(Figure scripts)
════════════════
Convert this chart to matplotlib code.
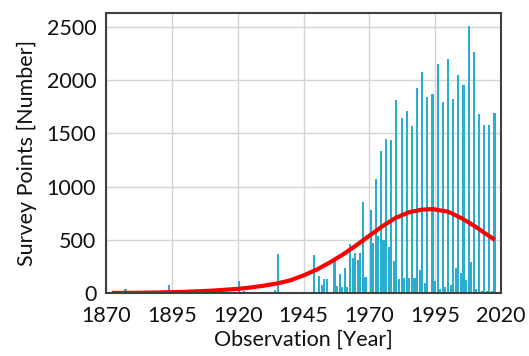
import numpy as np
import matplotlib
matplotlib.use("Agg")
import matplotlib.pyplot as plt

plt.rcParams['font.family'] = ['Lato', 'DejaVu Sans']

# Histogram of observation years: bins spanning the observed period
first_year, last_year, n_bins = 1873, 2018, 148

# Non-empty bins (bin index -> number of survey points)
bin_index = [4, 21, 48, 50, 53, 62, 63,
             77, 79, 80, 81, 82, 85, 86, 87, 88, 89, 90, 91, 92, 93, 94, 95, 96, 97,
             99, 100, 101, 102, 103, 104, 105, 106, 107, 108, 109, 110, 111, 112, 113,
             114, 115, 116, 117, 118, 119, 120, 121, 123, 124, 125, 126, 127, 128, 129,
             130, 131, 132, 133, 134, 135, 136, 137, 138, 139, 140, 141, 142, 143, 144,
             145, 146, 147]
bin_count = [40, 80, 115, 25, 15, 30, 368,
             356, 162, 75, 131, 131, 334, 69, 178, 63, 241, 63, 463, 328, 381, 313, 381, 853, 156,
             778, 470, 1071, 540, 1334, 500, 1447, 437, 1437, 300, 1812, 130, 1647, 140, 1709,
             140, 1568, 140, 1922, 218, 2072, 95, 1843, 1868, 120, 2147, 45, 1790, 60, 2194,
             80, 1819, 234, 2047, 187, 1953, 125, 2506, 296, 2259, 40, 1681, 20, 1575, 20,
             1575, 25, 1694]

# Fitted distribution curve
fit_years = [1873, 1880, 1890, 1900, 1910, 1920, 1925, 1930, 1935, 1940, 1945, 1950,
             1955, 1960, 1965, 1970, 1975, 1980, 1985, 1990, 1994, 2000, 2005, 2010,
             2015, 2017]
fit_values = [4, 5, 8, 14, 25, 42, 55, 72, 93, 122, 168, 222,
              290, 365, 450, 540, 630, 708, 760, 785, 790, 765, 705, 630,
              545, 512]

x_ticks = [1870, 1895, 1920, 1945, 1970, 1995, 2020]
y_ticks = [0, 500, 1000, 1500, 2000, 2500]

counts = np.zeros(n_bins)
counts[bin_index] = bin_count
edges = np.linspace(first_year, last_year, n_bins + 1)
centers = (edges[:-1] + edges[1:]) / 2
bw = edges[1] - edges[0]

fig = plt.figure(figsize=(5.29, 3.56), dpi=100)
ax = fig.add_axes([0.2004, 0.176, 0.7467, 0.7865])

ax.bar(centers, counts, width=0.82 * bw, color='#2aadce', linewidth=0, zorder=2)
ax.plot(fit_years, fit_values, color='#ff0000', lw=3, zorder=3)

ax.set_xlim(1870, 2020)
ax.set_ylim(0, 2625)
ax.set_xticks(x_ticks)
ax.set_yticks(y_ticks)
ax.grid(True, color='#d4d4d4', lw=1, zorder=0)
ax.set_axisbelow(True)
ax.tick_params(length=0, labelsize=15.5, colors='#111111')
ax.tick_params(axis='x', pad=9)
ax.tick_params(axis='y', pad=7)
for s in ax.spines.values():
    s.set_color('#404040')
    s.set_linewidth(1.5)
    s.set_zorder(4)

ax.set_xlabel('Observation [Year]', fontsize=15.5, color='#111111', labelpad=3)
ax.set_ylabel('Survey Points [Number]', fontsize=15.5, color='#111111', labelpad=7)

fig.savefig('out.png', dpi=100)
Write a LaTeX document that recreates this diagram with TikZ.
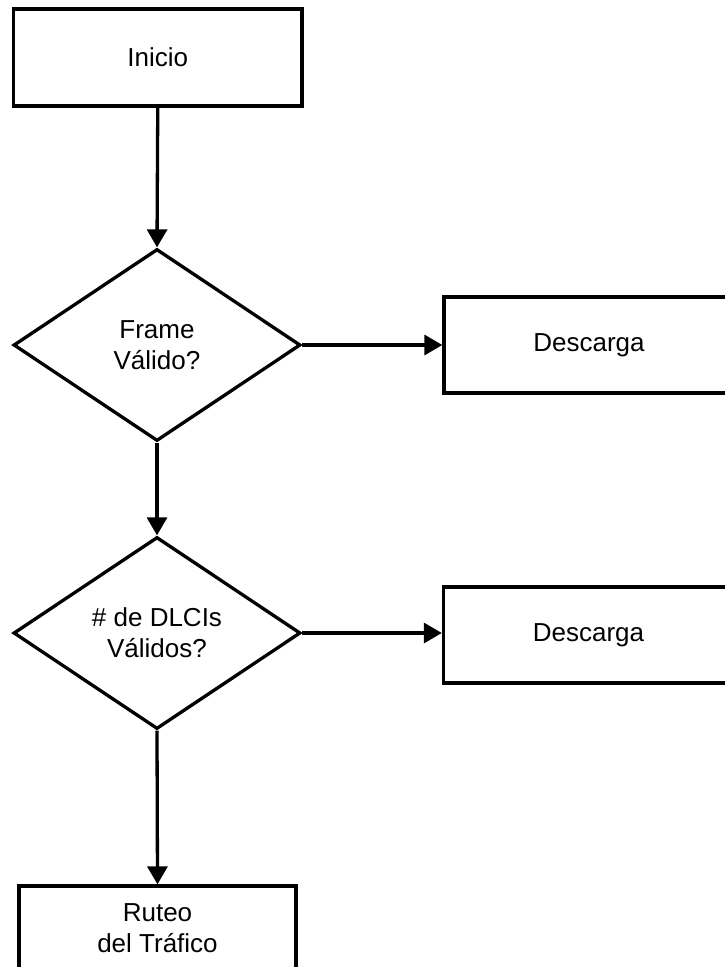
════════════════
### YOUR OBJECTIVE
Return every line from the records above that holds the word "matplotlib".

### EXPECTED ANSWER
Convert this chart to matplotlib code.
import matplotlib
matplotlib.use("Agg")
import matplotlib.pyplot as plt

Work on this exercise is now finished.